Früher galt der Verkauf nackter Haut als unkeusch – als neue Obszönität sieht Value Export den (nackten) Körper als Werbefläche, als Markenträger. Nicht mehr die Religion diktiert, sondern die Ökonomie.

In der Bar, dem Schauplatz dieser dystopischen Kapitalismussatire, begegnen sich Susanne Widl („Nelly“) und Alfred Neugebauer. Eine Frau, die sich für Geld anfassen lässt, ein Mann, der Bodybuilder und Werbefläche zugleich ist. Nackte Haut oder mit Werbung bedeckt – was verkauft sich besser?
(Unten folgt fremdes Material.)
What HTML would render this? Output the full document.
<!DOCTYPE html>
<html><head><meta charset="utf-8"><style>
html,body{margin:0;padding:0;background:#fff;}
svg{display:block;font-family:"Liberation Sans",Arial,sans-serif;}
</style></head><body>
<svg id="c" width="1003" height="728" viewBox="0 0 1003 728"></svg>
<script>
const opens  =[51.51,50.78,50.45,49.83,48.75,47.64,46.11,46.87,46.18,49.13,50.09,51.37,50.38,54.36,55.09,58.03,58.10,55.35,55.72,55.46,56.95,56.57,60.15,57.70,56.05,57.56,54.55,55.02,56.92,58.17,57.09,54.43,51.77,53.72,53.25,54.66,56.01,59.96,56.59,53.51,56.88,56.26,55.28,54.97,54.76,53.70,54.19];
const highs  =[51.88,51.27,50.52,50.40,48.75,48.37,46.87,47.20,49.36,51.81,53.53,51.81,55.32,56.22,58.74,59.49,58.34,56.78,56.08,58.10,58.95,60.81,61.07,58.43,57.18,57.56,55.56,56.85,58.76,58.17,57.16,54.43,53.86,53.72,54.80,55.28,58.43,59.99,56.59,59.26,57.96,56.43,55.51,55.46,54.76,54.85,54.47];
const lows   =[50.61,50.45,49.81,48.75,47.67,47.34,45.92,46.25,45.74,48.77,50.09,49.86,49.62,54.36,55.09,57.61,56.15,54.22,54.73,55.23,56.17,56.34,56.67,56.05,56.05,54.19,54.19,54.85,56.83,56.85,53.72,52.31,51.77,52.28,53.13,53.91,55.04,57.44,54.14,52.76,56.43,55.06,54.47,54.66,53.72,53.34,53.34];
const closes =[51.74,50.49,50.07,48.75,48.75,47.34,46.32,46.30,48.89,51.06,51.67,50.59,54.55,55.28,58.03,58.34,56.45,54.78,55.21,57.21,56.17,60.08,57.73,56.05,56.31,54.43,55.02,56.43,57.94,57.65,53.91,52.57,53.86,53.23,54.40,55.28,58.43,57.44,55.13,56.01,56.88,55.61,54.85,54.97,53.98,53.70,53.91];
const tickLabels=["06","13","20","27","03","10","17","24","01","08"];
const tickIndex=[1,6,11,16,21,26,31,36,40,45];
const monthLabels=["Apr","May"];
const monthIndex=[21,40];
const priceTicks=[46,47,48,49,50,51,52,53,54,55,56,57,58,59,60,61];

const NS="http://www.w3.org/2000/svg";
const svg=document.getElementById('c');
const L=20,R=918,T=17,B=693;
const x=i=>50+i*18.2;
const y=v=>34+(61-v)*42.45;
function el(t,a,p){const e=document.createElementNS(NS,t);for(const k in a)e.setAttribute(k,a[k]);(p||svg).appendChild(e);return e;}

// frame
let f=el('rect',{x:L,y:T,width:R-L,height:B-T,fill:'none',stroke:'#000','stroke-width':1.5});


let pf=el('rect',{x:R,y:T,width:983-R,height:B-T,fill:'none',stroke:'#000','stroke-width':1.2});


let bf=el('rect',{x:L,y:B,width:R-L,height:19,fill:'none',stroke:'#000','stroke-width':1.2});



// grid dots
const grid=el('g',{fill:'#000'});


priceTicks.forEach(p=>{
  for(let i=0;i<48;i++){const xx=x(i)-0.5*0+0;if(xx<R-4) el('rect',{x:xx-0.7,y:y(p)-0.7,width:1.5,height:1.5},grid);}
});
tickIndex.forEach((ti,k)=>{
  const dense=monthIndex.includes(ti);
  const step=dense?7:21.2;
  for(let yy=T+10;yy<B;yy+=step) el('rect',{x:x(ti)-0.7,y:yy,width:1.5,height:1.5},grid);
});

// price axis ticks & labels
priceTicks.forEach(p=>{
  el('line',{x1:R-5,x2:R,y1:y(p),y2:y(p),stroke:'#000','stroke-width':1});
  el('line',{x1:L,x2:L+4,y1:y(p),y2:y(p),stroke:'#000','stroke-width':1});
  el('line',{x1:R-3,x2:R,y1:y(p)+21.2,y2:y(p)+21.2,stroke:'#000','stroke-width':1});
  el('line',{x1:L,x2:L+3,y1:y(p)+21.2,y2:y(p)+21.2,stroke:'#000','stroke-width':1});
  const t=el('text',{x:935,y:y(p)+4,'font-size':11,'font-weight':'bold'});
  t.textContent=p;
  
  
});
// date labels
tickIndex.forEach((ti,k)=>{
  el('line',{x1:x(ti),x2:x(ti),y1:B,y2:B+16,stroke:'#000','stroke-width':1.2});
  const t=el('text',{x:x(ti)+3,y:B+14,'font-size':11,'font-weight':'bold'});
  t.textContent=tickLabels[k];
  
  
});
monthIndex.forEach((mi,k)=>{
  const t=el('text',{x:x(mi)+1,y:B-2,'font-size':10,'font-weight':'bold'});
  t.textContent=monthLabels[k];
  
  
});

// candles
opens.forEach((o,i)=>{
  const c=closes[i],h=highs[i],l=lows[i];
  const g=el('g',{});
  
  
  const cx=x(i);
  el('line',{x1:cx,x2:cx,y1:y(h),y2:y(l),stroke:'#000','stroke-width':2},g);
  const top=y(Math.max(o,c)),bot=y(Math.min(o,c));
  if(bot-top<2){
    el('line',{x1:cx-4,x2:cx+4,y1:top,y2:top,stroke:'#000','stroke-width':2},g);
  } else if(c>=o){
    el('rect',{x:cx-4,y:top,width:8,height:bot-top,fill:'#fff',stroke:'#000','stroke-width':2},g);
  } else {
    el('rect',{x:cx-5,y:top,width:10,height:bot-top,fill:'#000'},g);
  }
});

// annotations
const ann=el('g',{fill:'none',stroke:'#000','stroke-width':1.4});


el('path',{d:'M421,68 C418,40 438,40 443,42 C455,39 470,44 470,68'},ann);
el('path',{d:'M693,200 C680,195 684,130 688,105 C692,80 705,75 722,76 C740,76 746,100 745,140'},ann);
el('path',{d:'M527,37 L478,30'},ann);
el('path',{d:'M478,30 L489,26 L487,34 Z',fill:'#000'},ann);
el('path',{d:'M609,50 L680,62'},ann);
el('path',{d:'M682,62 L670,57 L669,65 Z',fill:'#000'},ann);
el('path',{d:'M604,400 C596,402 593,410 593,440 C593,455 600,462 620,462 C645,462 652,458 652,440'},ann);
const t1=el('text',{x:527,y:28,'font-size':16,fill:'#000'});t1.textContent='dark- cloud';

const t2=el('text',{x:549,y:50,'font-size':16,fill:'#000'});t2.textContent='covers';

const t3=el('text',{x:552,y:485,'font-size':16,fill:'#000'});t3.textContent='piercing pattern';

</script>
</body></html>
Nellys Figur erinnert stark an Valie Exports TAPP und TASTKINO, doch hier berührt man nicht blind durch eine Stoffwand hindurch, sondern erkauft sich gegen Gutscheine den direkten Zugang zum Körper: „POPO küssen“, „ACHSELN RIECHEN“.

Auf dem Hocker neben ihr an der Bar zieht eine Frau Rauch aus mehreren Zigarettenspitzen. Ein Politiker betritt die Bar mit einem Megaphon. Die Kellnerin bietet ‚Fortschritt‘ an, er schüttelt den Kopf, sie bietet ‚Korruption‘ an, ja, das nimmt er an. Aus ihren Achselhöhlen fliegen uns die Buchstaben entgegen.

Eine Symphonie der Vulgarität, ein dystopisches Spiegelbild in grellen Farben und schrillen Bildern. Was gestern Sünde war, ist heute Geschäft. Wer heute noch sein Getränk selbst bezahlt und lachend in die Höhe reckt, muss wissen, dass sie gratis Werbung macht. „Nur mehr dumme Menschen zahlen was sie trinken“, sagt Neugebauer. Seine Zunge hat die Farbe von Geld, bei jedem Händedruck klingelt es in der Kasse.

Aggressive grafische Animationseffekte fliegen einem wie Werbeslogans entgegen und wirbeln über die Oberflächen. Zoom-ins und Zoom-outs, verstärken die Künstlichkeit der Szenerie. Während die Stimmung an ein New-Wave-Musikvideo erinnert, ist die Musik eklektisch (Marylin Monroe, ein Jodler der Sängerknaben und Klaus Nomi). Die Kostüme von Perdita Chan, Ashley Hans Scheirl und Ursula Pürrer sind exzessiv, futuristisch, erinnern an Science Fiction oder Comicfiguren.

Dieser Kurzfilm lief beim Filmfestival Diagonale 2025 im Programm “Filmgeschichte Österreich – Eine Satire” vor Margareta Heinrichs Durch dick und dünn (1986), der sich ebenfalls – allerdings weniger satirisch-provokant, dafür einfühlsamer – mit normierten Frauenkörper und Selbstoptimierung auseinandersetzt. Im selben Programm waren auch Filme der beiden letztgenannten Kostümbildner*innen dieses Kurzfilms zu sehen: Ashley Hans Scheirl und Ursula Pürrer, bekannt vor allem durch Rote Ohren fetzen durch Asche (1991), einen Klassiker des deutschsprachigen New Queer Cinema der 90er Jahre.

Valie Exports Selbstoptimierungs-Liebesgeschichte in ihrem dystopischen Umfeld ist so plakativ-satirisch, dass sie wie pure Übertreibung wirkt. Betrachtet man jedoch den heutigen Zustand der Kosmetikindustrie, die auf der Abhängigkeit von Schönheitsidealen aufbaut, oder den Markenwahn, der im Influencer-Dasein gipfelt, so zeigen sich erschreckende Parallelen zur heutigen Konsumgesellschaft.

So intelligent sich die neuen anthropomorphen Werbeflächen auch fühlen mögen, stellt sich die Frage, wer denn am meisten davon profitiert. In einer Welt, die aus den Fugen gerät und unüberschaubar erscheint, ist der Weg zur Selbstoptimierung verführerisch kurz. Fitnessstudio, Kryptowährung, Investitionen, Produktivitätssteigerung, ein unpolitisches Refugium, das in seinem Ausmaß durchaus politisch wird.


[1] Pier Paolo Pasolini, „Linguistische Analyse eines Werbeslogans“, Freibeuterschriften. Die Zerstörung der

Kultur des Einzelnen durch die Konsumgesellschaft (Orig: Scritti corsari), Berlin: Wagenbach 20215, S. 28.